Learning Interlingual Representations of Words and Concepts
Specific programme: Google Global Faculty Research Awards
UPV/EHU Partner Status: Beneficiary
UPV/EHU PI: Eneko Agirre
Project start: 01/03/2016
Project end: 28/02/2017
Brief description: Recent developments in word representation have shown that distributional semantic representations derived from text corpora effectively capture word similarity notions, and allow for improvements across many applications. Despite the widespread success, there is still room for further improvements: moving into concepts in order to distinguish between different meanings of ambiguous words (bank as financial institution vs. bank as river shore); Linking to Knowledge Graphs (KG) like WordNet or DBpedia to allow further inference capability; and exploiting complementarity between languages at the concept level. The goal of this project is to build an interlingual concept based representations which combines information from KG and corpora.

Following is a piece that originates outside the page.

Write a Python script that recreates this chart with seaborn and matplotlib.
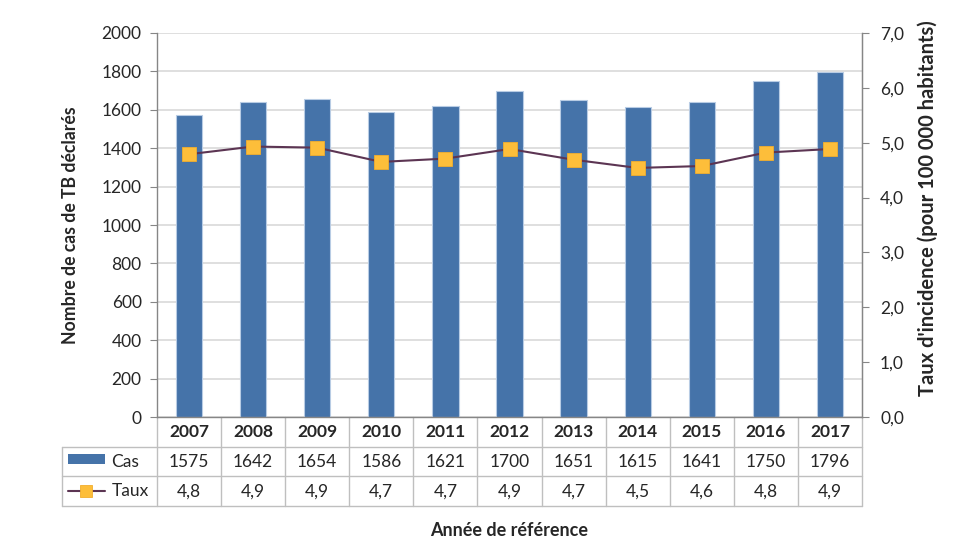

Contrary to previous work which adds a limited number of restrictions from KGs to preexisting distributional representations, we build powerful knowledge based representations and combine them head to head with distributional representations. The project will show that the technique can be used to build concept representations in the same embedding space, and that it can be easily extended to accommodate multilingual information from parallel corpora and multilingual KGs, yielding interlingual representations of words and concepts in the same embedding space.
The new techniques will open research on interlingual meaning representation across languages, exploring other KG such as DBpedia or Freebase, enabling interlingual disambiguation for concepts and instances, and across the board improvement of mono and cross lingual NLP applications including information retrieval, extraction and organization.